B-port celebrates diversity
Published: Tuesday, September 25, 2012
Updated: Tuesday, September 25, 2012 12:09
In its effort to promote cultural diversity and acceptance, the College at Brockport hosted their annual Diversity Day Conference.
The Thursday, Sept. 22 event was dedicated to the respectful exchange of ideas within not only the Brockport cmmunity, but the global community as a whole.
The theme of this year’s conference was spirituality, state and politics.
Nearly a full day’s worth of lectures, panels and workshops were available for more than 1,300 registered attendees.
The list of presenters included both Brockport faculty and a range of guests from other area colleges and local organizations.
The exception to the local company was the keynote speaker, Arsalan Iftikhar.
Iftikhar is an international human rights lawyer, published author and a regular contributor to National Public Radio (NPR) and CNN.com.
He is also a native of Chicago, but that didn’t stop him from connecting with his Brockport audience.
“It’s nice to not be the only Bills fan in the room,” Iftikhar said jokingly. “Growing up in Chicago, people would ask me, ‘Why are you a Bills fan?’ and I would say ‘Because I like sponge candy and losing Superbowls.’”
After a smattering of giggles, Iftikhar got to the heart of his speech, “Diversity and Muslims in Post 9/11 America,” but he didn’t lose his sense of humor or his connection to the audience.
He touched on hate crimes and the widespread fear of people of Arab descent — or, to the ignorant eye, people who simply looked like they were of Arab descent — after the Sept. 11 terrorist attacks.
He discussed the double standard of the applications of the terms “racism” and “terrorism.”
“You can always take potshots at Muslims and Arabs and get away with it,” Iftikhar said. “This anti-Muslim sentiment and Islamaphobia that has infected our nation has become so ubiquitous that it is now part of our national political discourse.”
After establishing the injustice of the mainstream attitude toward Muslims, Iftikhar turned the focus to the importance of changing that attitude.
He said the protection of the civil rights of one person is the protection of everyone’s civil rights, citing the extrapolation of the 1954 Brown vs. Board of Education case as being responsible for today’s protection against discrimination in the workplace.
“We have to understand that just because we’re not gay or Arab or Muslim or a woman doesn’t mean we don’t have to give a damn about these issues,” Iftikhar said.
After the keynote address, attendees could choose between six different, smaller panels and workshops. Iftikhar joined three Rochester-area religious leaders to discuss the intersection of politics and religion and answer questions in a smaller workshop.
Discussions regarding same-sex marriage and spirituality, religion in the workplace and the Bible and politics were also available during the morning sessions.

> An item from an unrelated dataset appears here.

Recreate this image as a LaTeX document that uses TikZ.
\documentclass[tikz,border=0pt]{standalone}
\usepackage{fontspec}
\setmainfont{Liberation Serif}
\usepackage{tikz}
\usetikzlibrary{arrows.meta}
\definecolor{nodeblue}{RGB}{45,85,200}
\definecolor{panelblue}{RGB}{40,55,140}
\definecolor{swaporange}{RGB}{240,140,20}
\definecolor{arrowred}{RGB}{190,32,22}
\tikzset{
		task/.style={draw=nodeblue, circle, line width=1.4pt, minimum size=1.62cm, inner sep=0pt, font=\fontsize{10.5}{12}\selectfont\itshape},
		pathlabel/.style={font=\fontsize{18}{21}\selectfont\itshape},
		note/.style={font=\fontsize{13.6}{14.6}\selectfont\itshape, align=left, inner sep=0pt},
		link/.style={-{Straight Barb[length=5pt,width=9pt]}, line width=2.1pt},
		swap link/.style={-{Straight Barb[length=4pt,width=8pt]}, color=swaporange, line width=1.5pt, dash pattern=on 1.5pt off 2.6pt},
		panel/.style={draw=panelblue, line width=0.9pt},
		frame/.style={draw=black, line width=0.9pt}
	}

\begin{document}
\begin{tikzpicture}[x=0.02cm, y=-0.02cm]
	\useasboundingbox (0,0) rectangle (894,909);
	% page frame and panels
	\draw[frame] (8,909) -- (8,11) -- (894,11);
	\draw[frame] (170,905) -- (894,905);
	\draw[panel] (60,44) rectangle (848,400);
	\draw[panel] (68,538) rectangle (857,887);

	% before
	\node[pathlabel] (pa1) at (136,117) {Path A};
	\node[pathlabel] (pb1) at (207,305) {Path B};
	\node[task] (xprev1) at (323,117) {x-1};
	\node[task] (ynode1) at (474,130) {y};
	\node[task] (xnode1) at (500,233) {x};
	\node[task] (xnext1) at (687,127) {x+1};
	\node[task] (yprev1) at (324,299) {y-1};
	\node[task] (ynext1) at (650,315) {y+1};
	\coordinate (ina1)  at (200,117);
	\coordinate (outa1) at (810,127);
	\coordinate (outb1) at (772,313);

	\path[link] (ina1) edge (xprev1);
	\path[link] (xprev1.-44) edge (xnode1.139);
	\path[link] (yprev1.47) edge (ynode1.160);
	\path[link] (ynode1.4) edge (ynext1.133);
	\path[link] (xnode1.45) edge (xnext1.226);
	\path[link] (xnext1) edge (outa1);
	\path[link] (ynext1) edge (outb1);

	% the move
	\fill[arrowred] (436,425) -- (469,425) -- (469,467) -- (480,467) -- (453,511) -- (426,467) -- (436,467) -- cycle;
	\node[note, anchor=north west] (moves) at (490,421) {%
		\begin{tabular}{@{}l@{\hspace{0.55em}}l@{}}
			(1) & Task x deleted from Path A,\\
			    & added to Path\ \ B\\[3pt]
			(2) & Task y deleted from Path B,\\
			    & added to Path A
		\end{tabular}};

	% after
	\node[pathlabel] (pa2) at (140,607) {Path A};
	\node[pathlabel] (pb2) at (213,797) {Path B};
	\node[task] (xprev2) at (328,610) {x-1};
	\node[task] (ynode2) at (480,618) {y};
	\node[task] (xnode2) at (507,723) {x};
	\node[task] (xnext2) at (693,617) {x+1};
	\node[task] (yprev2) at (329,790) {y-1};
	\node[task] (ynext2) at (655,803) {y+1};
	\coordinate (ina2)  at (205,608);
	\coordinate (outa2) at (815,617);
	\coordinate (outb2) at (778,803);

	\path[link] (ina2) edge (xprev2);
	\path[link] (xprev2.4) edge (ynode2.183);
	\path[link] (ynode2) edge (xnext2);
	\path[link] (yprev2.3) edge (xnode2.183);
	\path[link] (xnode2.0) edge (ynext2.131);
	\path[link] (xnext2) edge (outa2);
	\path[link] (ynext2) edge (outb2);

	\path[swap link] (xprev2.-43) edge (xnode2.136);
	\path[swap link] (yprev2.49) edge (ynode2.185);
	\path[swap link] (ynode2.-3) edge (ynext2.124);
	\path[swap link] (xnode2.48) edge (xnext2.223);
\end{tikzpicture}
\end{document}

During the break between morning and afternoon sessions, BASC provided a multicultural food-tasting in the Union ballroom.
Foods ranging from Tanzanian fish curry to Indian dahl to Irish stovetop ribs were scattered around the ballroom on tables.

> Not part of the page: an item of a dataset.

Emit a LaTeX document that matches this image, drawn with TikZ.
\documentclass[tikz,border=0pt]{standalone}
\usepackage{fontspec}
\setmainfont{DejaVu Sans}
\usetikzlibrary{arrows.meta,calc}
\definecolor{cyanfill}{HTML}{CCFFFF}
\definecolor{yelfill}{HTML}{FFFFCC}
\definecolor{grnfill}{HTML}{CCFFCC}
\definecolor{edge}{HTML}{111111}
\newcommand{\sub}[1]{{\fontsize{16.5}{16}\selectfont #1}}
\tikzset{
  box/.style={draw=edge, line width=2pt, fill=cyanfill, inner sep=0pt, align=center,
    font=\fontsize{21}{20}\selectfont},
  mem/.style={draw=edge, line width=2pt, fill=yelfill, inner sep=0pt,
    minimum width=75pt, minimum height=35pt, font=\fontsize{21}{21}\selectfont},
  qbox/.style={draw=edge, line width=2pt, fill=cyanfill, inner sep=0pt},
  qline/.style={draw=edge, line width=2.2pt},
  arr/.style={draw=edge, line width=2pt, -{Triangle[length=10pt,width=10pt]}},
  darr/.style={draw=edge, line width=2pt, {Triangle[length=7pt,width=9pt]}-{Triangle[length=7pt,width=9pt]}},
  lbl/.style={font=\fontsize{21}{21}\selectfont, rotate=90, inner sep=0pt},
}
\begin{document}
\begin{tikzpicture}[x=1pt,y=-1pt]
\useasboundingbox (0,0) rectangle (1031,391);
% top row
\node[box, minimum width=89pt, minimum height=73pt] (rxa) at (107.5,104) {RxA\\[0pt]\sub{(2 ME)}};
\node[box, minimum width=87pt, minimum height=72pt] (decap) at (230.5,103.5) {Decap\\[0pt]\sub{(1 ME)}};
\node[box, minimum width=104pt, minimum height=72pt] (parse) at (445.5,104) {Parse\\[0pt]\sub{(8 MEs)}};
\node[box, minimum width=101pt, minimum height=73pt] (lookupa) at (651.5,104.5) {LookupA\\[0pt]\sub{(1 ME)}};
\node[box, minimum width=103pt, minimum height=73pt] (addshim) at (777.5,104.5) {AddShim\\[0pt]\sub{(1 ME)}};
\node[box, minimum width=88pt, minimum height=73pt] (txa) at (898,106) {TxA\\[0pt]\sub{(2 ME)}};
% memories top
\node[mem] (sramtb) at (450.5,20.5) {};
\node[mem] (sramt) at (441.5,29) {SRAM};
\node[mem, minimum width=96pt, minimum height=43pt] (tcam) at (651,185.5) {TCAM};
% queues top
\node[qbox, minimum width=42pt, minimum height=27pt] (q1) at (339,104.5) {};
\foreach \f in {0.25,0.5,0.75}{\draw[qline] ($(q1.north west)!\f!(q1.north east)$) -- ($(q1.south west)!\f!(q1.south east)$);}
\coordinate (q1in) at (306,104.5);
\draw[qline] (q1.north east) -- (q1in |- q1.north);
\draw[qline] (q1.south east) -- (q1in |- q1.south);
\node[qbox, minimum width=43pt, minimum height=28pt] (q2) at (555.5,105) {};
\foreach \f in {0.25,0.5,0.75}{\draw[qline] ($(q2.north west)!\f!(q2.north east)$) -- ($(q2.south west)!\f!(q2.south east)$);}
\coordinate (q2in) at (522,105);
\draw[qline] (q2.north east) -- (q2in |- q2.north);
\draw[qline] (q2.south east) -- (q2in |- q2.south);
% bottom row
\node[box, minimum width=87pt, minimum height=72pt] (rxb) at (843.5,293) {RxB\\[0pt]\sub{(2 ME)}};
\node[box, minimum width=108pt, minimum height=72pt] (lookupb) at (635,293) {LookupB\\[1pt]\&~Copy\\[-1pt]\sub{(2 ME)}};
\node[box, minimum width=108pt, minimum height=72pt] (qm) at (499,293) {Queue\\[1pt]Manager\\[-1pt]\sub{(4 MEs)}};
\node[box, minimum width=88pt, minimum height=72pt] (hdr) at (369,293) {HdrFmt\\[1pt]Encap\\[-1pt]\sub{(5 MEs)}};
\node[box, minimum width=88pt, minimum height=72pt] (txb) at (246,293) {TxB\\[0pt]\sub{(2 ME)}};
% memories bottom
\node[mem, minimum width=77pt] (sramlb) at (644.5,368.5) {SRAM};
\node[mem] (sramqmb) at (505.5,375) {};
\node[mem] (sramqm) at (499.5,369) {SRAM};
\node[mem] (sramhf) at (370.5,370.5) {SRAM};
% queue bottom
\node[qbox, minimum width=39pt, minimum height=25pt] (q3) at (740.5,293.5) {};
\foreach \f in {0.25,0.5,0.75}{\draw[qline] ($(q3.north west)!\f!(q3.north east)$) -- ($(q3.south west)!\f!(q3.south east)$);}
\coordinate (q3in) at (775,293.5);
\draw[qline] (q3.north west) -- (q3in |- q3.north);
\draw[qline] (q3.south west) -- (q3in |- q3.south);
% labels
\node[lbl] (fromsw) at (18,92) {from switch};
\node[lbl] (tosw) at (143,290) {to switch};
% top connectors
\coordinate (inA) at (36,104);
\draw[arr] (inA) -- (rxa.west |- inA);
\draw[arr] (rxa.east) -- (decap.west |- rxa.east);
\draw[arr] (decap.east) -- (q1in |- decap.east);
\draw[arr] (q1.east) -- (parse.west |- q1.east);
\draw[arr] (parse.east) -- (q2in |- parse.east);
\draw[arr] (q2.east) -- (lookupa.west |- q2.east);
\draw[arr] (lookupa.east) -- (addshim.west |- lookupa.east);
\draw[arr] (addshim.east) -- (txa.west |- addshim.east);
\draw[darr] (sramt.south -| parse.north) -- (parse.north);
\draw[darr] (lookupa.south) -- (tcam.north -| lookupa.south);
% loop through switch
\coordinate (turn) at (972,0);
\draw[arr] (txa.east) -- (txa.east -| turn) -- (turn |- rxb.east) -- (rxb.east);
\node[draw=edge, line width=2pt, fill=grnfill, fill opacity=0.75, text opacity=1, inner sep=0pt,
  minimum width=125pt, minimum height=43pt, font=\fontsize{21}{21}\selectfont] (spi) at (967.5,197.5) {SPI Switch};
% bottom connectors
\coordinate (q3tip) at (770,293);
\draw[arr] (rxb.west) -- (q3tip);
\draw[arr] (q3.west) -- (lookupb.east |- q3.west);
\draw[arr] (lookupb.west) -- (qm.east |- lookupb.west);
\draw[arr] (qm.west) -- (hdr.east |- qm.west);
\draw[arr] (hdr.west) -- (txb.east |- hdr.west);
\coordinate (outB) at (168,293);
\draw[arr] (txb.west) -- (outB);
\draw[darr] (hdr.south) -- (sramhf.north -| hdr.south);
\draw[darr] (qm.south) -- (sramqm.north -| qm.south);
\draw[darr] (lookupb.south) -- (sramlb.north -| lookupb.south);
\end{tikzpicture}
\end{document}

Attendees could sample the food while mingling or watching the unique entertainment on stage.
Several dance groups and individual artists performed for an enthusiastic audience.
A cultural showcase was available to view in the Union gallery from 11 a.m. to 2 p.m.
There were representatives of indigenous peoples and community outreach programs, information on study-abroad curriculums as well as a collection of artifacts from around the world.
There were two afternoon sessions, the first from 2 to 3 p.m. and the second from 3:30 to 4:45 p.m.
Presenters spoke and opened dialogue on topics like the role of religion in public schools, religious tolerance from the perspective of a soldier and persecution of Christians in the 21st century.
There was also a viewing of the 2007 film Pariah, followed by discussion.
Polite, inclusive, non-hostile debate seems to be quickly disappearing in a world of ever-widening gaps between people.
Given the cultural, sexual and religious divisions that seem to be taking over on the national, local and even campus level, the Diversity Conference was a beacon of hope, change and a gracious exchange of ideas.
“There is a saying that, in order to walk in someone else’s shoes, you have to take off your own,” Iftikhar said toward the end of his speech. “I encourage you to take off your own shoes and step into someone else’s shoes, and hopefully we all have clean socks.”